Je lui ai demandé si l’oral de mathématiques s’était bien passé.

Il m’a dit que oui.

L’entretien de motivation s’est également bien passé.

Je lui ai quand même demandé pourquoi il ne l’avait pas révisé dans le train.

Il m’a dit qu’en classe prépa, on ne préparait pas ce type d’entretien, alors il s’était dit qu’il essayerait de se comporter le plus naturellement possible.

Exactement ce qu’il fallait faire.

12 réflexions sur « Matheux »

  1. Bonjour

    Je viens de découvrir la fonction "webreader" qui permet de lire le texte du billets pour les malvoyant.

    Je trouve le résultat plus que surprenant et il ne manque plus grand chose pour obtenir une diction parfaite.

    Cependant, une mise en forme "régulièrement" employé dans billets ne passe pas dans le lecteur audio.

    Je veux parler du texte barré (sur les oreilles et mes culottes courtes mon pantacourt.)

    En fait le lecteur ne prenant pas en compte la mise en forme, il n'interprète pas la barre et lit le texte comme une phrase complète.

    Cela "perturbe" légèrement l'écoute audio et ne rend pas du tout l'idée du texte.

    Mais l'avantage de la lecture par rapport à cet inconvénient l'emporte. Reste à espérer que le lecteur audio intègre rapidement une reconnaissance de certaines mise en forme de texte.

  2. Une grosse vague de souvenirs vient de remonter à la surface à la lecture de votre article…

  3. "Il m'a dit qu'en classe prépa, on ne préparait pas ce type d'entretien, alors il s'était dit qu'il essayerait de se comporter le plus naturellement possible."

    Pour beaucoup d'écoles, c'est en effet le meilleur moyen de passer l'oral. Testé et approuvé! 🙂

  4. De toute façon, on ne prépare pas à grand chose en prépa… On prépare des cerveaux à oublier les apprentissages vus quelques semaines avant?
    Des études superficielles…. nos élites en rafollent. Quelle organisation des études bien étrange pour le reste du monde….

  5. Un ami me disait, après 10ans de carrière suite à une école en 5ans qu'il regrettait aujourd'hui de ne pas avoir fait "prépa". Non par le contenu de l'enseignement qu'on y reçoit, mais par ce qui lui semble flagrant dans l'analyse d'un problème.

    J'avoue que j'ai pas vraiment compris, mais sur 30personnes, au jeu du "prépa pas prépa", il ne s'est pas trompé une seule fois (sur 28 une seule fois, les 2 dont il connait le CV, c'est pas du jeu)

    Je ne sais pas si les taupins sont différents après par rapport à avant, j'avoue ne plus me souvenir de grand chose du contenu des cours de l'époque.

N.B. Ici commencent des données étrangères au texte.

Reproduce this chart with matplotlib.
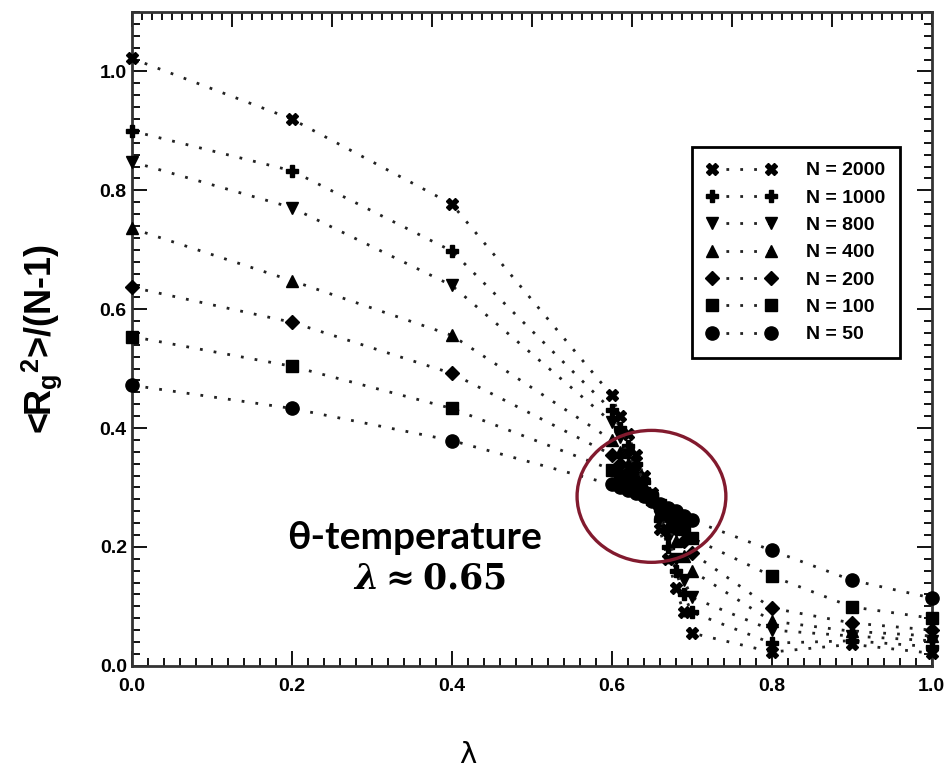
import matplotlib
matplotlib.use('Agg')
import matplotlib.pyplot as plt
from matplotlib.patches import Ellipse
from matplotlib.ticker import MultipleLocator

plt.rcParams['mathtext.fontset'] = 'custom'
plt.rcParams['mathtext.sf'] = 'Liberation Sans:bold'
plt.rcParams['mathtext.rm'] = 'DejaVu Serif:bold'
plt.rcParams['mathtext.it'] = 'DejaVu Serif:italic:bold'

# lambda values (x axis)
lam = [0.0, 0.2, 0.4, 0.60, 0.61, 0.62, 0.63, 0.64, 0.65, 0.66, 0.67, 0.68, 0.69, 0.70, 0.8, 0.9, 1.0]

# <Rg^2>/(N-1) per chain length
n2000 = [1.022, 0.920, 0.777, 0.455, 0.42, 0.39, 0.355, 0.32, 0.29, 0.23, 0.18, 0.13, 0.09, 0.055, 0.023, 0.036, 0.021]
n1000 = [0.900, 0.833, 0.698, 0.43, 0.40, 0.37, 0.34, 0.31, 0.287, 0.245, 0.20, 0.16, 0.12, 0.09, 0.038, 0.042, 0.032]
n800 = [0.848, 0.771, 0.640, 0.41, 0.385, 0.355, 0.33, 0.305, 0.283, 0.25, 0.215, 0.18, 0.145, 0.115, 0.06, 0.05, 0.042]
n400 = [0.736, 0.648, 0.556, 0.38, 0.36, 0.34, 0.32, 0.30, 0.282, 0.26, 0.235, 0.21, 0.185, 0.16, 0.075, 0.058, 0.05]
n200 = [0.637, 0.578, 0.492, 0.355, 0.34, 0.325, 0.31, 0.295, 0.28, 0.265, 0.25, 0.23, 0.21, 0.19, 0.097, 0.072, 0.06]
n100 = [0.554, 0.504, 0.433, 0.33, 0.32, 0.31, 0.30, 0.29, 0.28, 0.27, 0.26, 0.245, 0.23, 0.215, 0.151, 0.099, 0.080]
n50 = [0.472, 0.433, 0.379, 0.305, 0.30, 0.295, 0.29, 0.285, 0.278, 0.272, 0.266, 0.26, 0.252, 0.245, 0.194, 0.144, 0.114]

series = [n2000, n1000, n800, n400, n200, n100, n50]
labels = ['N = 2000', 'N = 1000', 'N = 800', 'N = 400', 'N = 200', 'N = 100', 'N = 50']
markers = ['X', 'P', 'v', '^', 'D', 's', 'o']
msizes = [8, 9, 9, 9, 7, 8.5, 9.5]

fig = plt.figure(figsize=(9.44, 7.76), dpi=100)
ax = fig.add_axes([0.1395, 0.1421, 0.8475, 0.8424])

for ys, lab, m, ms in zip(series, labels, markers, msizes):
    ax.plot(lam, ys, linestyle=(0, (1, 4)), linewidth=2, color='#222222',
            marker=m, markersize=ms, markerfacecolor='black', markeredgecolor='black',
            label=lab, clip_on=False, zorder=3)

ax.set_xlim(0, 1.0)
ax.set_ylim(0, 1.1)
ax.xaxis.set_minor_locator(MultipleLocator(0.02))
ax.yaxis.set_minor_locator(MultipleLocator(0.02))
ax.set_xticks([0, 0.2, 0.4, 0.6, 0.8, 1.0])
ax.set_xticklabels(['0.0', '0.2', '0.4', '0.6', '0.8', '1.0'])
ax.set_yticks([0, 0.2, 0.4, 0.6, 0.8, 1.0])
ax.set_yticklabels(['0.0', '0.2', '0.4', '0.6', '0.8', '1.0'])
ax.tick_params(which='major', direction='in', length=11, width=1.3, labelsize=14, right=True)
ax.tick_params(axis='x', which='major', pad=9)
ax.tick_params(which='minor', direction='in', length=5.5, width=1.3, right=True)
for t in ax.get_xticklabels() + ax.get_yticklabels():
    t.set_fontweight('bold')
    t.set_family('Liberation Sans')

# top axis has its own tick spacing in the original
top = ax.secondary_xaxis('top', functions=(lambda x: x * 8, lambda x: x / 8))
top.xaxis.set_major_locator(MultipleLocator(1))
top.xaxis.set_minor_locator(MultipleLocator(0.1))
top.tick_params(which='major', direction='in', length=11, width=1.3, labeltop=False)
top.tick_params(which='minor', direction='in', length=5.5, width=1.3)

for s in ax.spines.values():
    s.set_linewidth(2)
    s.set_color('#333333')

ax.set_xlabel('λ', fontsize=21)
ax.xaxis.set_label_coords(0.42, -0.115)
ax.set_ylabel(r'<R$_\mathsf{g}$$^\mathsf{2}$>/(N-1)', fontsize=26, fontweight='bold',
              family='Liberation Sans')
ax.yaxis.set_label_coords(-0.085, 0.5)

leg = ax.legend(loc='upper right', bbox_to_anchor=(0.972, 0.808), numpoints=2,
                handlelength=3.6, handletextpad=1.5, labelspacing=0.5,
                borderpad=0.75, fancybox=False, framealpha=1, edgecolor='black',
                prop={'family': 'Liberation Sans', 'weight': 'bold', 'size': 14})
leg.get_frame().set_linewidth(2)

ax.add_patch(Ellipse((0.6497, 0.285), 0.186, 0.222, fill=False,
                     edgecolor='#821a2e', linewidth=2.4, zorder=5))

ax.text(0.354, 0.215, 'θ-temperature', fontsize=28, fontweight='bold', family='Lato',
        ha='center', va='center')
ax.text(0.373, 0.147, r'$\lambda \approx \mathrm{0.65}$', fontsize=25,
        ha='center', va='center')

fig.savefig('out.png', dpi=100)
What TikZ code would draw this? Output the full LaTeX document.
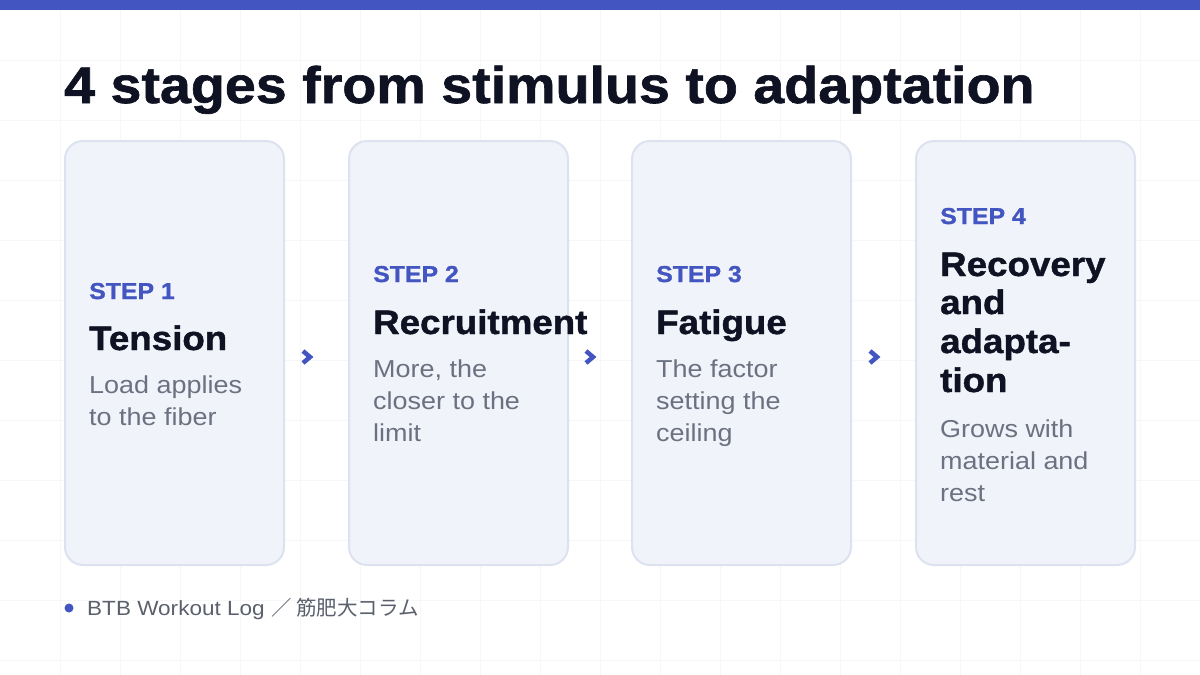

J'avoue aussi que quand je dois me remettre dedans, ça revient vite. Très vite. Je ne regrette aucune des 3 années que j'ai passé… en taupe.

  6. "Le lendemain, il me faisait face pour l'entretien de motivation du concours d'entrée à l'école d'ingénieurs où je travaille."

    Bonjour,

    il y a beaucoup de dossiers qui échouent dans ce type de syst§me (concours d'admission) ?

  7. Dans ce cas je m'étonne moins de la proportion d'étudiants français rencontrée dans le cursus supérieur en Belgique francophone.

    La France fait payer son manque d'investissement (d'autres appelle ça 'son élitisme') de son tissu éducatif par les pays voisins. C'est malheureux tant pour les étudiants français que pour les établissement qui subissent une surpopulation dû à l'accès libre aux études.

    C'est fort confortable pour les enseignants français qui peuvent aligner des taux d'encadrement idéaux et grimper dans les stats internationales.